• _PROBLEM STATEMENT_
Return the lines from the one with "Emit a web page" through the one with "const titleText = 'Calibration", exactly as they appear and with no pictures.

──────

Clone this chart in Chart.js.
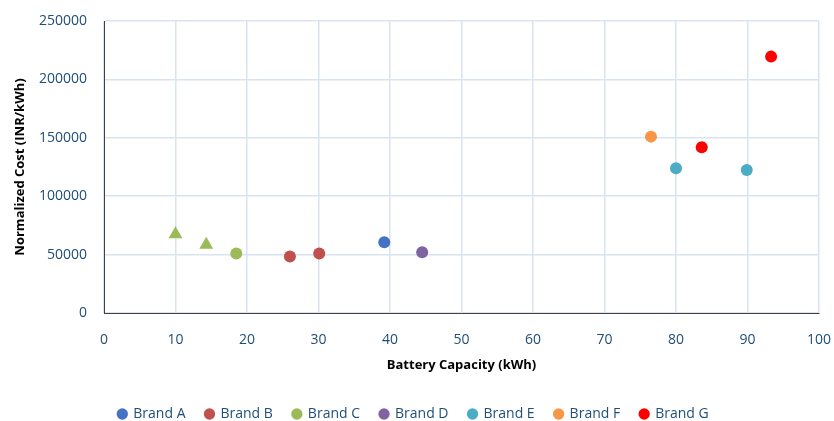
<!DOCTYPE html>
<html>
<head>
<meta charset="utf-8">
<script src="https://cdn.jsdelivr.net/npm/chart.js@4.4.0/dist/chart.umd.min.js"></script>
<style>
  html, body { margin: 0; padding: 0; background: #fff; }
  #wrap { width: 834px; height: 421px; }
</style>
</head>
<body>
<div id="wrap"><canvas id="chart" width="834" height="421"></canvas></div>
<script>
// Battery capacity (kWh) and normalized cost (INR/kWh) per brand
var brandA_x = [39.2];
var brandA_y = [60500];
var brandB_x = [26.0, 30.1];
var brandB_y = [48300, 51000];
var brandC_x = [10.0, 14.3, 18.5];
var brandC_y = [67500, 58500, 51000];
var brandC_shape = ['triangle', 'triangle', 'circle'];
var brandC_size = [8, 8, 6];
var brandD_x = [44.5];
var brandD_y = [52000];
var brandE_x = [80.0, 89.9];
var brandE_y = [124000, 122500];
var brandF_x = [76.5];
var brandF_y = [151000];
var brandG_x = [83.6, 93.3];
var brandG_y = [142000, 219500];

var xTicks = [0, 10, 20, 30, 40, 50, 60, 70, 80, 90, 100];
var yTicks = [0, 50000, 100000, 150000, 200000, 250000];

function pts(xs, ys) {
    var out = [];
    for (let i = 0; i < xs.length; i++) {
        out.push({x: xs[i], y: ys[i]});
    }
    return out;
}

function series(label, xs, ys, color, shapes, sizes) {
    return {
        label: label,
        data: pts(xs, ys),
        backgroundColor: color,
        borderColor: color,
        pointStyle: shapes || 'circle',
        pointRadius: sizes || 6,
        pointHoverRadius: sizes || 6,
        borderWidth: 0
    };
}

var fontFam = "'Open Sans', 'Liberation Sans', sans-serif";
var tickColor = '#1F4E79';

var ctx = document.getElementById('chart').getContext('2d');
var myChart = new Chart(ctx, {
    type: 'scatter',
    data: {
        datasets: [
            series('Brand A', brandA_x, brandA_y, '#4472C4'),
            series('Brand B', brandB_x, brandB_y, '#C0504D'),
            series('Brand C', brandC_x, brandC_y, '#9BBB59', brandC_shape, brandC_size),
            series('Brand D', brandD_x, brandD_y, '#8064A2'),
            series('Brand E', brandE_x, brandE_y, '#4BACC6'),
            series('Brand F', brandF_x, brandF_y, '#F79646'),
            series('Brand G', brandG_x, brandG_y, '#FF0000')
        ]
    },
    options: {
        responsive: false,
        animation: false,
        layout: { padding: { top: 21, right: 15, left: 8, bottom: -10 } },
        plugins: {
            tooltip: { enabled: false },
            legend: {
                position: 'bottom',
                labels: {
                    usePointStyle: true,
                    pointStyle: 'circle',
                    boxWidth: 8,
                    boxHeight: 8,
                    padding: 20,
                    color: tickColor,
                    font: { family: fontFam, size: 14 }
                }
            }
        },
        scales: {
            x: {
                type: 'linear',
                min: 0,
                max: 100,
                afterBuildTicks: function (axis) {
                    axis.ticks = xTicks.map(function (v) { return {value: v}; });
                },
                afterFit: function (axis) {
                    axis.height = 74;
                    axis.paddingLeft = 0;
                    axis.paddingRight = 0;
                },
                grid: { color: '#D9E3F1', lineWidth: 1.5, drawTicks: false },
                border: { color: '#404040', width: 1 },
                ticks: {
                    color: tickColor,
                    padding: 19,
                    maxRotation: 0,
                    font: { family: fontFam, size: 14 }
                },
                title: {
                    display: true,
                    text: 'Battery Capacity (kWh)',
                    color: '#000',
                    padding: { top: 6, bottom: 14 },
                    font: { family: fontFam, size: 13, weight: 'bold' }
                }
            },
            y: {
                min: 0,
                max: 250000,
                afterBuildTicks: function (axis) {
                    axis.ticks = yTicks.map(function (v) { return {value: v}; });
                },
                afterFit: function (axis) {
                    axis.width = 96;
                    axis.paddingTop = 0;
                    axis.paddingBottom = 0;
                },
                grid: { color: '#D9E3F1', lineWidth: 1.5, drawTicks: false },
                border: { color: '#404040', width: 1 },
                ticks: {
                    color: tickColor,
                    padding: 17,
                    font: { family: fontFam, size: 14 },
                    callback: function (v) { return v; }
                },
                title: {
                    display: true,
                    text: 'Normalized Cost (INR/kWh)',
                    color: '#000',
                    padding: { bottom: 2 },
                    font: { family: fontFam, size: 13, weight: 'bold' }
                }
            }
        }
    }
});
</script>
</body>
</html>
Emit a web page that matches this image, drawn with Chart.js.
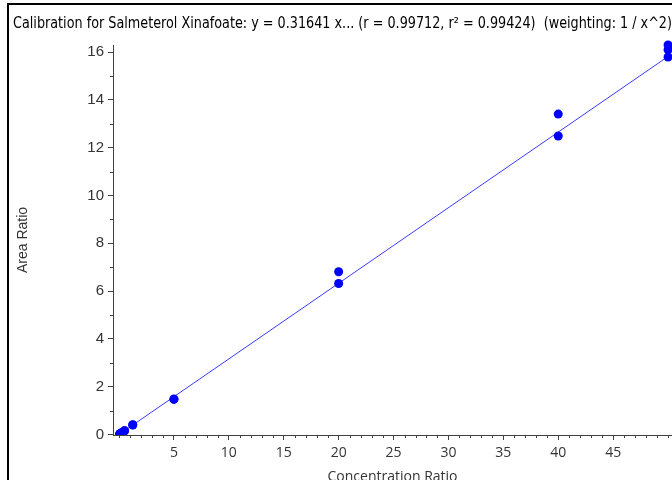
<!DOCTYPE html>
<html>
<head>
<meta charset="utf-8">
<script src="https://cdn.jsdelivr.net/npm/chart.js@4.4.1/dist/chart.umd.min.js"></script>
<style>
  html, body { margin: 0; padding: 0; background: #fff; overflow: hidden; }
  #wrap { position: relative; width: 672px; height: 480px; }
  #frame { position: absolute; left: 7px; top: 3px; right: -10px; bottom: -10px;
           border-left: 2px solid #000; border-top: 2px solid #000; pointer-events: none; }
</style>
</head>
<body>
<div id="wrap">
  <canvas id="calChart" width="672" height="480"></canvas>
  <div id="frame"></div>
</div>
<script>
// calibration standards (replicates)
const concentration = [0.05, 0.05, 0.1, 0.1, 0.25, 0.25, 0.5, 0.5, 1.25, 1.25, 5, 5, 20, 20, 40, 40, 50, 50, 50];
const areaRatio = [0.015, 0.017, 0.03, 0.033, 0.08, 0.077, 0.16, 0.155, 0.41, 0.40, 1.47, 1.49, 6.32, 6.81, 12.49, 13.41, 16.3, 16.1, 15.8];
// regression line y = 0.31641 x
const fitX = [0.05, 50];
const fitY = [0.0158, 15.82];
const xTicks = [5, 10, 15, 20, 25, 30, 35, 40, 45];
const yTicks = [0, 2, 4, 6, 8, 10, 12, 14, 16];
const xMinor = [0, 1, 2, 3, 4, 6, 7, 8, 9, 11, 12, 13, 14, 16, 17, 18, 19, 21, 22, 23, 24, 26, 27, 28, 29,
  31, 32, 33, 34, 36, 37, 38, 39, 41, 42, 43, 44, 46, 47, 48, 49, 50];
const yMinor = [1, 3, 5, 7, 9, 11, 13, 15];

const axisColor = '#404040';
const titleText = 'Calibration for Salmeterol Xinafoate: y = 0.31641 x... (r = 0.99712, r\u00B2 = 0.99424)  (weighting: 1 / x^2)';

// short ticks between the labelled ones
const minorTicks = {
  id: 'minorTicks',
  afterDraw(chart) {
    const {ctx, chartArea, scales} = chart;
    ctx.save();
    ctx.strokeStyle = axisColor;
    ctx.lineWidth = 1;
    ctx.beginPath();
    xMinor.forEach(v => {
      const px = Math.round(scales.x.getPixelForValue(v)) + 0.5;
      ctx.moveTo(px, chartArea.bottom);
      ctx.lineTo(px, chartArea.bottom + 3);
    });
    yMinor.forEach(v => {
      const py = Math.round(scales.y.getPixelForValue(v)) + 0.5;
      ctx.moveTo(chartArea.left, py);
      ctx.lineTo(chartArea.left - 3, py);
    });
    ctx.stroke();
    ctx.restore();
  }
};

const points = concentration.map((c, i) => ({x: c, y: areaRatio[i]}));
const fitLine = fitX.map((c, i) => ({x: c, y: fitY[i]}));

new Chart(document.getElementById('calChart'), {
  type: 'scatter',
  data: {
    datasets: [
      {
        label: 'Standards',
        data: points,
        backgroundColor: '#0000ff',
        borderColor: '#0000ff',
        pointRadius: 4.5,
        pointBorderWidth: 0,
        clip: { left: 0, top: 6, right: 6, bottom: 0 },
        order: 0
      },
      {
        label: 'Fit',
        type: 'line',
        data: fitLine,
        borderColor: '#3a3aff',
        borderWidth: 1,
        pointRadius: 0,
        fill: false,
        order: 1
      }
    ]
  },
  options: {
    responsive: false,
    animation: false,
    devicePixelRatio: 1,
    layout: { autoPadding: false, padding: { left: 13, top: 15, right: 0, bottom: 0 } },
    plugins: {
      legend: { display: false },
      tooltip: { enabled: false },
      title: {
        display: true,
        text: titleText,
        align: 'start',
        color: '#000',
        font: { family: "'Liberation Sans Narrow', 'DejaVu Sans Condensed', sans-serif", size: 15, weight: 'normal', lineHeight: 1.2 },
        padding: { top: 0, bottom: 12 }
      }
    },
    scales: {
      x: {
        type: 'linear',
        min: -0.55,
        max: 50.36,
        afterBuildTicks: scale => { scale.ticks = xTicks.map(v => ({value: v})); },
        afterFit: scale => { scale.height = 45; },
        grid: { drawOnChartArea: false, tickLength: 5, color: axisColor },
        border: { color: axisColor, width: 1 },
        ticks: { color: '#333', padding: 5, maxRotation: 0, font: { family: "'Open Sans', sans-serif", size: 14 } },
        title: {
          display: true,
          text: 'Concentration Ratio',
          color: '#333',
          padding: 0,
          font: { family: "'Open Sans', sans-serif", size: 14, lineHeight: 0.45 }
        }
      },
      y: {
        type: 'linear',
        min: -0.02,
        max: 16.3,
        afterBuildTicks: scale => { scale.ticks = yTicks.map(v => ({value: v})); },
        afterFit: scale => { scale.width = 100; },
        grid: { drawOnChartArea: false, tickLength: 5, color: axisColor },
        border: { color: axisColor, width: 1 },
        ticks: { color: '#333', padding: 4, font: { family: "'Liberation Sans', Arial, sans-serif", size: 15 } },
        title: {
          display: true,
          text: 'Area Ratio',
          color: '#333',
          padding: { top: 2, bottom: 0 },
          font: { family: "'Liberation Sans', Arial, sans-serif", size: 14, lineHeight: 1.2 }
        }
      }
    }
  },
  plugins: [minorTicks]
});
</script>
</body>
</html>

──────

• _SOLUTION_
Emit a web page that matches this image, drawn with Chart.js.
<!DOCTYPE html>
<html>
<head>
<meta charset="utf-8">
<script src="https://cdn.jsdelivr.net/npm/chart.js@4.4.1/dist/chart.umd.min.js"></script>
<style>
  html, body { margin: 0; padding: 0; background: #fff; overflow: hidden; }
  #wrap { position: relative; width: 672px; height: 480px; }
  #frame { position: absolute; left: 7px; top: 3px; right: -10px; bottom: -10px;
           border-left: 2px solid #000; border-top: 2px solid #000; pointer-events: none; }
</style>
</head>
<body>
<div id="wrap">
  <canvas id="calChart" width="672" height="480"></canvas>
  <div id="frame"></div>
</div>
<script>
// calibration standards (replicates)
const concentration = [0.05, 0.05, 0.1, 0.1, 0.25, 0.25, 0.5, 0.5, 1.25, 1.25, 5, 5, 20, 20, 40, 40, 50, 50, 50];
const areaRatio = [0.015, 0.017, 0.03, 0.033, 0.08, 0.077, 0.16, 0.155, 0.41, 0.40, 1.47, 1.49, 6.32, 6.81, 12.49, 13.41, 16.3, 16.1, 15.8];
// regression line y = 0.31641 x
const fitX = [0.05, 50];
const fitY = [0.0158, 15.82];
const xTicks = [5, 10, 15, 20, 25, 30, 35, 40, 45];
const yTicks = [0, 2, 4, 6, 8, 10, 12, 14, 16];
const xMinor = [0, 1, 2, 3, 4, 6, 7, 8, 9, 11, 12, 13, 14, 16, 17, 18, 19, 21, 22, 23, 24, 26, 27, 28, 29,
  31, 32, 33, 34, 36, 37, 38, 39, 41, 42, 43, 44, 46, 47, 48, 49, 50];
const yMinor = [1, 3, 5, 7, 9, 11, 13, 15];

const axisColor = '#404040';
const titleText = 'Calibration for Salmeterol Xinafoate: y = 0.31641 x... (r = 0.99712, r\u00B2 = 0.99424)  (weighting: 1 / x^2)';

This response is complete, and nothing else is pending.